We’ll need more time to figure out how that worked for O’Toole and who his supporters are and how old are they. One of the hardest things for the candidates this time around was keeping that momentum and getting the vote out and knowing that your supporters are there for you even when you can’t do the usual church basement, spaghetti dinner kind of thing. Those things are huge in leadership campaigns and in any kind of election. Even as campaigns have gotten more sophisticated with digital technology and stuff like that, the candidates have always relied on the ability to knock on a door, go meet a crowd of people and build those face-to-face interactions. So trying to build trust with supporters online is a totally different exercise, but he seems to have managed to do that.
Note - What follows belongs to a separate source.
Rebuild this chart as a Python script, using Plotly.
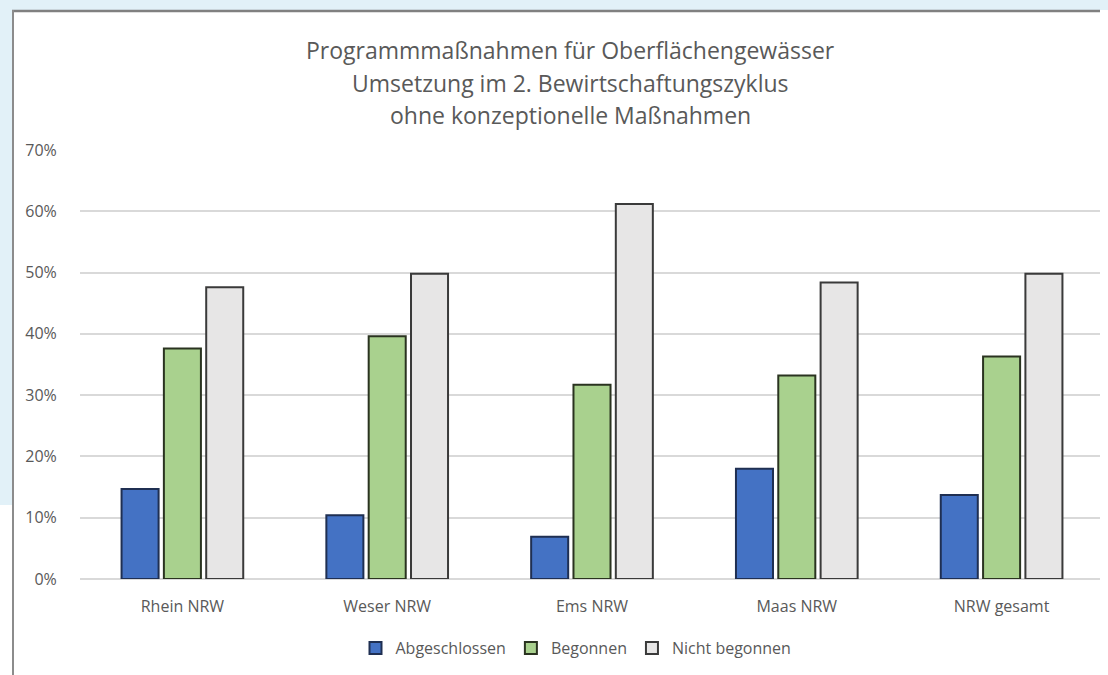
import plotly.graph_objects as go

categories = ["Rhein NRW", "Weser NRW", "Ems NRW", "Maas NRW", "NRW gesamt"]
abgeschlossen = [0.147, 0.104, 0.069, 0.180, 0.137]
begonnen = [0.376, 0.396, 0.317, 0.332, 0.363]
nicht_begonnen = [0.476, 0.498, 0.612, 0.484, 0.498]
title_lines = ["Programmmaßnahmen für Oberflächengewässer",
               "Umsetzung im 2. Bewirtschaftungszyklus",
               "ohne konzeptionelle Maßnahmen"]
tick_vals = [0, 0.1, 0.2, 0.3, 0.4, 0.5, 0.6, 0.7]
tick_text = ["0%", "10%", "20%", "30%", "40%", "50%", "60%", "70%"]

W, H = 1108, 675
OFF = 8  # page offset of the figure (body margin)
# plot area in page pixels: x 80..1104, y 150..579
L = 80 - OFF
R = W - (1104 - OFF)
T = 150 - OFF
B = H - (579 - OFF)
pw, ph = W - L - R, H - T - B

def px_x(px):
    return (px - OFF - L) / pw

def px_y(py):
    return (H - B - (py - OFF)) / ph

FONT = "Open Sans"
TXT = "#595959"
BLUE_BG = "#E2F1F8"

fig = go.Figure()
series = [
    ("Abgeschlossen", abgeschlossen, "#4472C4", "#1F2F52"),
    ("Begonnen", begonnen, "#A9D18E", "#2A3320"),
    ("Nicht begonnen", nicht_begonnen, "#E7E6E6", "#3A3A3A"),
]
for name, vals, col, lc in series:
    fig.add_trace(go.Bar(x=categories, y=vals, name=name,
                         marker=dict(color=col, line=dict(color=lc, width=2))))

shapes = [
    dict(type="rect", xref="paper", yref="paper", x0=px_x(0), x1=px_x(W + 20), y0=px_y(-20), y1=px_y(10),
         fillcolor=BLUE_BG, line=dict(width=0), layer="below"),
    dict(type="rect", xref="paper", yref="paper", x0=px_x(-20), x1=px_x(12), y0=px_y(-20), y1=px_y(505),
         fillcolor=BLUE_BG, line=dict(width=0), layer="below"),
    dict(type="line", xref="paper", yref="paper", x0=px_x(12), x1=px_x(W + 20), y0=px_y(11), y1=px_y(11),
         line=dict(color="#808080", width=2.5)),
    dict(type="line", xref="paper", yref="paper", x0=px_x(13), x1=px_x(13), y0=px_y(10), y1=px_y(H + 20),
         line=dict(color="#8C8C8C", width=2)),
]

annotations = []
for line, py in zip(title_lines, [50, 83, 115]):
    annotations.append(dict(text=line, xref="paper", yref="paper", x=px_x(570), y=px_y(py),
                            xanchor="center", yanchor="middle", showarrow=False,
                            font=dict(family=FONT, size=23, color=TXT)))

fig.update_layout(
    width=W, height=H,
    margin=dict(l=L, r=R, t=T, b=B),
    paper_bgcolor="white", plot_bgcolor="white",
    barmode="group", bargap=0.38, bargroupgap=0.125,
    shapes=shapes, annotations=annotations,
    showlegend=True,
    legend=dict(orientation="h", x=px_x(576), xanchor="center", y=px_y(648), yanchor="middle",
                font=dict(family=FONT, size=16, color=TXT), itemwidth=30,
                traceorder="normal"),
    font=dict(family=FONT, color=TXT),
)
fig.update_yaxes(range=[0, 0.7], tickvals=tick_vals, ticktext=tick_text,
                 showgrid=True, gridcolor="#D9D9D9", gridwidth=1.5,
                 zeroline=True, zerolinecolor="#D9D9D9", zerolinewidth=1.5,
                 showline=False, ticks="outside", ticklen=19, tickcolor="rgba(0,0,0,0)",
                 tickfont=dict(family=FONT, size=16, color=TXT), fixedrange=True)
fig.update_xaxes(showgrid=False, showline=False, ticks="outside", ticklen=13,
                 tickcolor="rgba(0,0,0,0)",
                 tickfont=dict(family=FONT, size=16, color=TXT), fixedrange=True)

# page background behind the 8px body margin: light blue top strip and upper-left strip
post = ("document.body.style.background = "
        "'linear-gradient(#E2F1F8,#E2F1F8) 0 0 / 100% 10px no-repeat, "
        "linear-gradient(#E2F1F8,#E2F1F8) 0 0 / 8px 505px no-repeat, #ffffff';")
fig.write_html("out.html", post_script=post)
O'Toole campaigned for the Conservative leadership with a bit of a populist stance on certain issues. Taking that and his record in parliament into consideration, what do you expect his leadership to look like?

The campaign he ran, and he acknowledged this himself when he was asked about it, was that he was angry. He was very much focused on why we need to have, as he says, "less Trudeau." Not only was his messaging very much directed against Trudeau, but he took some shots at the other candidates in the race, too — I would say more than they did [at him]. The kind of campaign he was running, there was definitely a populist thread to it. There was this sense of "you’re not getting the government you deserve, things could be better for us." And he started it off with this "Taking Canada Back" slogan, which I think raised a lot of eyebrows as people said, "well, where do you think Canada has gone?" At first, I wasn’t sure if that message was going to resonate with people.

I think the person he was during the campaign was different than the person he was on Sunday at 1:30 a.m. when he was delivering his victory speech. He was much more positive, much more inclusive, much more about building a big tent. He was clearly speaking to people who would not normally vote Conservative or hadn’t before or maybe hadn’t voted before. The tone of his remarks was totally different. So this is something that I think any Conservative leader  and leaders in the past — since the parties were merged — have to figure out. Winning the Conservative leaedership is very different from winning the country.

So what does he have to change in order to make himself a viable candidate for prime minister, because the party obviously wants him to win? This is the first time apart from Andrew Scheer — whose leadership was short — that someone other than Harper has tried to lead the merged party. So I think we’re still trying to figure out if this merged party at the federal level is a viable project if Harper is not running it.

With a confidence vote promised by the Liberal government this fall, O'Toole could have a chance at running for prime minister soon. If he somehow unseats the Trudeau government during a federal election, what are the key changes Canadians could expect?

Conservatives have different ideas around taxing and spending, first and foremost. I wonder what they’ll do with things like child benefits and pensions. You know, one of the first things Trudeau did when he came in in 2015 was to change child benefits and change pensions. The Conservatives had just finished putting that in place and they topped it up before the election. So a program like that, I wonder how it might change under a Conservative government. I wonder how the social safety net could look different.

The other thing to consider is that the Liberal stamp on this stuff is going to be changed a lot by the fact that Chrystia Freeland has taken over as finance minister. She has a different approach to economics, wealth, growth, prosperity and equity than [Bill] Morneau did. Which is not meant as a criticism or endorsement of either of them; they are just different. I think she will swing to the left, which will leave a space for O’Toole to put forward a set of economic policies that are more fiscally conservative. So we could see in an election to very contrasting visions of what Canada is and how we should rebuild post-COVID.